Del odio también se puede regresar

Porque en algún lugar oculto, a todos nos habita la ternura.

Foto: El País

Yo también odié. Yo sé que del odio se puede regresar. Corría el año 1993. Yo llevaba apenas dos años viviendo en los Estados Unidos. Por aquellos días, mi anciano padre, que residía en La Habana, obtuvo una visa norteamericana y vino a pasar unas semanas conmigo en la Florida.

Recuerdo que, durante su estancia, conversábamos sobre nuestro tópico favorito, Cuba. Desde mi adolescencia, mi papá y yo militábamos en bandos políticos opuestos. Él era revolucionario y yo “gusano”. Ese era el epíteto descalificativo de entonces.

Aunque han pasado casi tres décadas, me viene a la memoria, como si fuera hoy, aquella tarde, en el apartamento humilde y caluroso de Hialeah. El aire acondicionado defectuoso, empotrado en la pared, goteaba y le agregaba “música” de fondo a nuestra charla. De pronto, ¿cómo olvidarlo?, en medio de la conversación, le dije a mi papá: “¡Sí, que los bloqueen bien! ¿No decían que no necesitaban a los americanos? ¡Ahora que se jodan!”.
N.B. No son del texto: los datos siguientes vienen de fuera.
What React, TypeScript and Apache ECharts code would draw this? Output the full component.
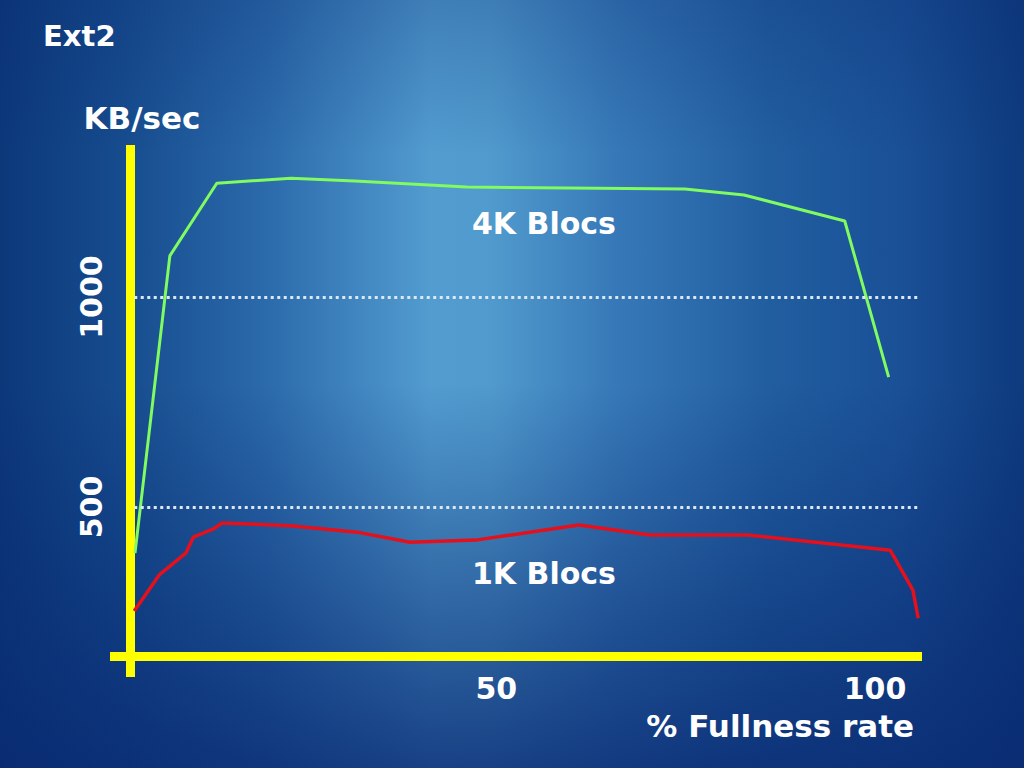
import React, { useEffect, useRef } from "react";
import * as echarts from "echarts";

const fullness4K = [2.3, 6.9, 13.1, 22.9, 31.3, 46.1, 74.9, 82.7, 96.0, 101.8];
const rate4K = [390, 1098, 1271, 1283, 1276, 1262, 1257, 1243, 1181, 809];

const fullness1K = [2.2, 5.5, 9.0, 10.0, 12.6, 13.8, 22.8, 31.6, 38.6, 47.3, 60.9, 70.3, 83.2, 102.0, 105.0, 105.7];
const rate1K = [252, 338, 390, 428, 447, 462, 455, 440, 416, 421, 457, 433, 433, 397, 302, 235];

const xTickLabels = [50, 100];
const yTickLabels = [500, 1000];
const guideLevels = [500, 1000];
const guideSpan = [2.2, 105.7];

const FONT = "DejaVu Sans";

export default function App() {
  const ref = useRef<HTMLDivElement>(null);

  useEffect(() => {
    if (!ref.current) return;
    const chart = echarts.init(ref.current, null, { renderer: "svg" });
    const pairs = (xs: number[], ys: number[]) => xs.map((x, i) => [x, ys[i]]);
    const txt = { color: "#ffffff", fontFamily: FONT, fontWeight: "bold" as const };

    chart.setOption({
      animation: false,
      backgroundColor: {
        type: "linear",
        x: 0,
        y: 0,
        x2: 1,
        y2: 0,
        colorStops: [
          { offset: 0, color: "#0c387a" },
          { offset: 0.12, color: "#164c8e" },
          { offset: 0.26, color: "#2b6aab" },
          { offset: 0.42, color: "#529cd0" },
          { offset: 0.48, color: "#509acd" },
          { offset: 0.6, color: "#3779b8" },
          { offset: 0.75, color: "#215ea0" },
          { offset: 0.88, color: "#1a5096" },
          { offset: 1, color: "#0e3a7e" },
        ],
      },
      title: {
        text: "Ext2",
        left: 38,
        top: 16,
        textStyle: { ...txt, fontSize: 29 },
      },
      grid: { left: 110, right: 102, top: 145, bottom: 91, containLabel: false },
      xAxis: {
        type: "value",
        min: -1,
        max: 106.2,
        offset: -21,
        name: "% Fullness rate",
        nameLocation: "end",
        nameGap: -8,
        nameTextStyle: { ...txt, fontSize: 31, align: "right", verticalAlign: "top", padding: [54, 0, 0, 0] },
        axisLine: { onZero: false, lineStyle: { color: "#ffff00", width: 9, cap: "butt" } },
        axisTick: { show: false },
        splitLine: { show: false },
        axisLabel: { ...txt, fontSize: 30, margin: 17, customValues: xTickLabels, formatter: (v: number) => String(v) },
      },
      yAxis: {
        type: "value",
        min: 95,
        max: 1362,
        offset: -20,
        name: "KB/sec",
        nameLocation: "end",
        nameGap: 12,
        nameTextStyle: { ...txt, fontSize: 31, align: "center", verticalAlign: "bottom", padding: [0, 0, 0, 24] },
        axisLine: { onZero: false, lineStyle: { color: "#ffff00", width: 9, cap: "butt" } },
        axisTick: { show: false },
        splitLine: { show: false },
        axisLabel: {
          ...txt,
          fontSize: 30,
          margin: 24,
          rotate: 90,
          customValues: yTickLabels,
          formatter: (v: number) => String(v),
        },
      },
      graphic: [
        {
          type: "rect",
          left: 0,
          top: 0,
          z: -10,
          silent: true,
          shape: { width: 1024, height: 768 },
          style: {
            fill: {
              type: "linear",
              x: 0,
              y: 0,
              x2: 0,
              y2: 1,
              colorStops: [
                { offset: 0, color: "rgba(8,40,112,0.25)" },
                { offset: 0.2, color: "rgba(8,40,112,0)" },
                { offset: 0.5, color: "rgba(8,40,112,0)" },
                { offset: 0.78, color: "rgba(8,40,112,0.45)" },
                { offset: 1, color: "rgba(8,40,112,0.78)" },
              ],
            },
          },
        },
        { type: "text", left: 472, top: 208, style: { text: "4K Blocs", fill: "#ffffff", font: `bold 30px "${FONT}"` } },
        { type: "text", left: 472, top: 558, style: { text: "1K Blocs", fill: "#ffffff", font: `bold 30px "${FONT}"` } },
      ],
      series: [
        {
          type: "line",
          data: [],
          silent: true,
          markLine: {
            silent: true,
            symbol: ["none", "none"],
            label: { show: false },
            lineStyle: { color: "#dce8f6", width: 3, type: [3, 3.5], opacity: 1 },
            data: guideLevels.map((v) => [{ coord: [guideSpan[0], v] }, { coord: [guideSpan[1], v] }]),
          },
        },
        {
          name: "4K Blocs",
          type: "line",
          data: pairs(fullness4K, rate4K),
          symbol: "none",
          lineStyle: { color: "#80fb60", width: 3 },
        },
        {
          name: "1K Blocs",
          type: "line",
          data: pairs(fullness1K, rate1K),
          symbol: "none",
          lineStyle: { color: "#e4101c", width: 3.5 },
        },
      ],
    });
    return () => chart.dispose();
  }, []);

  return <div ref={ref} style={{ position: "fixed", left: 0, top: 0, width: 1024, height: 768 }} />;
}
Mi viejo me miró y dejó de hablar. Fue como si mis palabras lo hubieran derrumbado, como si perdiera el balance. Miró a otro lado y contuvo el aliento. Se quedó mudo. Yo me preocupé. Miré su rostro arrugado y sombrío y sentí una mezcla de pena y lástima por haber dicho algo que lo afectara así. Después de todo, yo era su anfitrión y pipo estaba de visita en mi casa. Pero hay palabras que, una vez dichas, no se pueden echar atrás.

Mientras lo observaba, mi mente voló al pasado. Y rememoré aquel mismo rostro de mi viejo, un tin menos arrugado, en la época en que él me iba a ver a la cárcel de Quivicán. El padre, “comunista”, le llevaba una jaba llena de galleticas y otras golosinas de amor al hijo, preso por “salida ilegal”.

Me transporté incluso más lejos aún. Hubo una época en que aquel mismo hombre —que no era tan viejo entonces— me iba a ver a la escuela al campo. Pipo cargaba un almuercito que siempre llegaba tibio y se pasaba el domingo conmigo. “Vete temprano viejo” le decía yo, porque regresar a la Habana era toda una odisea. Pero él, alargaba su visita hasta la puesta de sol. Luego se iba, caminando, por aquella carretera escoltada de palmas reales. A mí se me revolvía algo lindo en mi pecho adolescente, por el orgullo de tener un padre así. Parecía un ángel entre las palmas y el ocaso.

Aquella tarde, en Hialeah, en el 1993, mi mente me llevó incluso al recuerdo más antiguo y tierno de mi infancia: Jaimanitas, calle tercera entre 228 y 230. ¿Qué edad tendría yo? ¿Cuatro, cinco años? Pipo me enseñaba a montar bicicleta: “Tengo miedo pipo” le decía yo. Él, detrás de mí, me animaba, “no te preocupes hijo, yo estoy aquí contigo y te sostengo. Tú, dale a los pedales”.

Hace casi treinta años, en Hialeah, volví a ver la luz. En fracciones de segundos, entre el “¡Que se jodan!” y la mirada de desosiego de mi padre, todo quedó claro. En ese instante, Fermín Lazo (así se llamaba mi papá) me miró con unos ojos por donde se le desbordaba el alma. Yo sentí una vergüenza del carajo. Él puso sus manos suaves sobre las mías y me dijo: “Carlitos, no digas eso mi’jo. Esa gente es tu familia”. Quizás él viejo tenía la intención de decir otras cosas, pero solo agregó, con la misma dulzura con que me hablaba cuando yo era niño: “Tú no eres así mi’jo”.

Recordé toda esa historia hoy a propósito de las caravanas de bicicletas y los #PuentesDeAmor y esta lucha por levantar el embargo, que parece no acabar nunca. Han pasado décadas, pero hay frases de entonces, que se han reciclado como fantasmas atemorizantes: “¡Que los bloqueen bien!” “¡Que se jodan!” –—y para descalificar, el epíteto “¡gusano!” se sustituye aquí por “¡comunista!”.

Pero yo, que un día odié, yo sé que del odio también se puede regresar. Porque en algún lugar oculto, a todos nos habita la ternura. Y a mí, en cada milla de este largo peregrinar, me retumban y me sostienen las palabras dichas por mi padre hace más de cincuenta años. Oigo la voz de pipo, multiplicada hoy en miles, en millones de voces, que me dicen: “Yo estoy aquí contigo y te sostengo. Tú ¡dale a los pedales!”